So much of our reasoning about race is both emotional and faulty. In ordinary, as well as professional, conversation, we use terms such as discrimination, prejudice, racial preferences, and racism interchangeably, as if they referred to the same behavior. We can avoid many pitfalls of misguided thinking about race by establishing operational definitions so as to not confuse one behavior with another.
Discrimination can be operationally defined as an act of choice. Our entire lives are spent choosing to do or not to do thousands of activities. Choosing requires non-choosing. When you chose to read this column, you discriminated against other possible uses of your time. When you chose a spouse, you discriminated against other people.

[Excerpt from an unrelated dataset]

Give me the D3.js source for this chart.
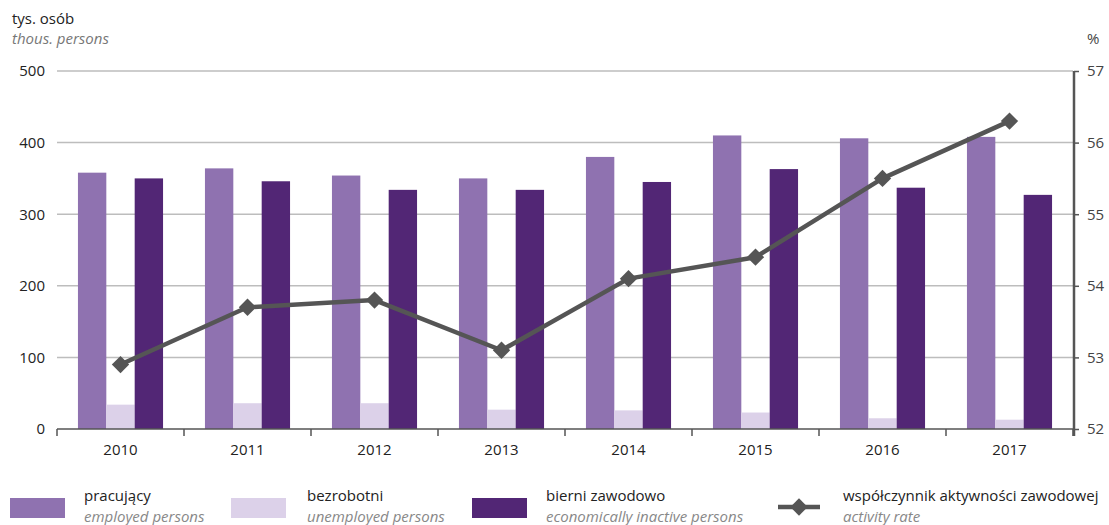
<!DOCTYPE html>
<html><head><meta charset="utf-8">
<script src="https://cdn.jsdelivr.net/npm/d3@7"></script>
<style>
html,body{margin:0;padding:0;background:#fff;}
svg{display:block;font-family:"Open Sans","Noto Sans",sans-serif;}
</style></head>
<body>
<script>
const years = ["2010","2011","2012","2013","2014","2015","2016","2017"];
const employed = [358, 364, 354, 350, 380, 410, 406, 408];
const unemployed = [34, 36, 36, 27, 26, 23, 15, 13];
const inactive = [350, 346, 334, 334, 345, 363, 337, 327];
const activityRate = [52.9, 53.7, 53.8, 53.1, 54.1, 54.4, 55.5, 56.3];
const leftTicks = [0, 100, 200, 300, 400, 500];
const rightTicks = [52, 53, 54, 55, 56, 57];
const seriesNames = ["employed", "unemployed", "inactive"];
const legendPL = ["pracujący", "bezrobotni", "bierni zawodowo", "współczynnik aktywności zawodowej"];
const legendEN = ["employed persons", "unemployed persons", "economically inactive persons", "activity rate"];

const W = 1109, H = 525;
const colors = {employed:"#8f72b0", unemployed:"#dcd1e9", inactive:"#522675"};
const lineColor = "#555555";

const svg = d3.select("body").append("svg").attr("width", W).attr("height", H);

const x0 = d3.scaleBand().domain(years).range([57, 1073]).paddingInner(0.33).paddingOuter(0.165);
const x1 = d3.scaleBand().domain(seriesNames).range([0, x0.bandwidth()]);
const y = d3.scaleLinear().domain([0, 500]).range([429, 71]);
const y2 = d3.scaleLinear().domain([52, 57]).range([429, 71]);

// gridlines
svg.append("g").selectAll("line").data(leftTicks.filter(d => d > 0)).join("line")
  .attr("x1", 57).attr("x2", 1073)
  .attr("y1", d => y(d)).attr("y2", d => y(d))
  .attr("stroke", "#bdbdbd").attr("stroke-width", 1.5);

// left axis labels
const yAxis = d3.axisLeft(y).tickValues(leftTicks).tickSize(0).tickPadding(0);
const gy = svg.append("g").attr("transform", "translate(45,0)").call(yAxis);
gy.select(".domain").remove();
gy.selectAll("text").attr("font-size", 15).attr("fill", "#222").attr("font-family", "Open Sans, Noto Sans, sans-serif");

// bars
const data = years.map((yr, i) => ({year: yr, employed: employed[i], unemployed: unemployed[i], inactive: inactive[i]}));
const groups = svg.append("g").selectAll("g").data(data).join("g")
  .attr("transform", d => `translate(${x0(d.year)},0)`);
groups.selectAll("rect").data(d => seriesNames.map(k => ({key: k, value: d[k]}))).join("rect")
  .attr("x", d => x1(d.key)).attr("width", x1.bandwidth())
  .attr("y", d => y(d.value)).attr("height", d => y(0) - y(d.value))
  .attr("fill", d => colors[d.key]);

// x axis
const step = x0.step();
svg.append("line").attr("x1", 57).attr("x2", 1074).attr("y1", y(0)).attr("y2", y(0))
  .attr("stroke", "#555").attr("stroke-width", 1.5);
svg.append("g").selectAll("line").data(d3.range(years.length + 1)).join("line")
  .attr("x1", i => 57 + i * step).attr("x2", i => 57 + i * step)
  .attr("y1", y(0)).attr("y2", y(0) + 7)
  .attr("stroke", "#555").attr("stroke-width", 1.5);
const xAxis = d3.axisBottom(x0).tickSize(0).tickPadding(0);
const gx = svg.append("g").attr("transform", `translate(0,${y(0) + 26})`).call(xAxis);
gx.select(".domain").remove();
gx.selectAll("text").attr("font-size", 15).attr("fill", "#222").attr("dy", 0)
  .attr("font-family", "Open Sans, Noto Sans, sans-serif");

// right axis
const y2Axis = d3.axisRight(y2).tickValues(rightTicks).tickFormat(d3.format("d")).tickSize(5).tickPadding(8);
const gy2 = svg.append("g").attr("transform", "translate(1074,0)").call(y2Axis);
gy2.select(".domain").attr("stroke", "#555").attr("stroke-width", 2.5)
  .attr("d", `M0,${y2(57)}V${y2(52) + 7}`);
gy2.selectAll(".tick line").attr("stroke", "#555").attr("stroke-width", 1.5);
gy2.selectAll("text").attr("font-size", 15).attr("fill", "#444")
  .attr("font-family", "Open Sans, Noto Sans, sans-serif");

// line
const lx = d => x0(d) + x0.bandwidth() / 2;
const line = d3.line().x((d, i) => lx(years[i])).y(d => y2(d));
svg.append("path").datum(activityRate).attr("d", line)
  .attr("fill", "none").attr("stroke", lineColor).attr("stroke-width", 4.5).attr("stroke-linejoin", "round");
const diamond = d3.symbol().type(d3.symbolSquare).size(150);
svg.append("g").selectAll("path").data(activityRate).join("path")
  .attr("d", diamond)
  .attr("transform", (d, i) => `translate(${lx(years[i])},${y2(d)}) rotate(45)`)
  .attr("fill", lineColor);

// titles
svg.append("text").attr("x", 12).attr("y", 24).attr("font-size", 15).attr("fill", "#222").text("tys. osób");
svg.append("text").attr("x", 12).attr("y", 44).attr("font-size", 15).attr("font-style", "italic").attr("fill", "#777").text("thous. persons");
svg.append("text").attr("x", 1087).attr("y", 44).attr("font-size", 15).attr("fill", "#444").text("%");

// legend
const legX = [10, 231, 472, 778];
const legTextX = [84, 307, 546, 843];
const legKeys = ["employed", "unemployed", "inactive", "line"];
const leg = svg.append("g").selectAll("g").data(legKeys).join("g");
leg.each(function(k, i) {
  const g = d3.select(this);
  if (k === "line") {
    g.append("line").attr("x1", legX[i]).attr("x2", legX[i] + 42).attr("y1", 507).attr("y2", 507)
      .attr("stroke", lineColor).attr("stroke-width", 4.5);
    g.append("path").attr("d", diamond).attr("transform", `translate(${legX[i] + 21},507) rotate(45)`).attr("fill", lineColor);
  } else {
    g.append("rect").attr("x", legX[i]).attr("y", 498).attr("width", 55).attr("height", 20).attr("fill", colors[k]);
  }
  g.append("text").attr("x", legTextX[i]).attr("y", 501).attr("font-size", 15).attr("fill", "#222").text(legendPL[i]);
  g.append("text").attr("x", legTextX[i]).attr("y", 522).attr("font-size", 15).attr("font-style", "italic").attr("fill", "#888").text(legendEN[i]);
});
</script>
</body></html>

When I chose Mrs. Williams, I systematically discriminated against other women. Much of it was racial. Namely, I discriminated against white women, Asian women, fat women, and women with criminal backgrounds. In a word, I didn’t offer every woman an equal opportunity, and they didn’t offer me an equal opportunity.
One might be tempted to argue that racial discrimination in marriage is trivial and does not have important social consequences, but it does. When high-IQ and high-income people marry other high-IQ and high-income people, and to the extent there is a racial correlation between these characteristics, racial discrimination in mate selection enhances the inequality in the population’s intelligence and income distribution.
There would be greater income equality if high-IQ and high-income people married low-IQ and low-income people. But I imagine that most people would be horrified by the suggestion of a mandate to require the same.
Prejudice is a perfectly useful term, but it is used improperly. Its Latin root is praejudicium—meaning prejudgment. Prejudice can be operationally defined as making decisions on the basis of incomplete information. Because the acquisition of information entails costs, we all seek to economize on information cost.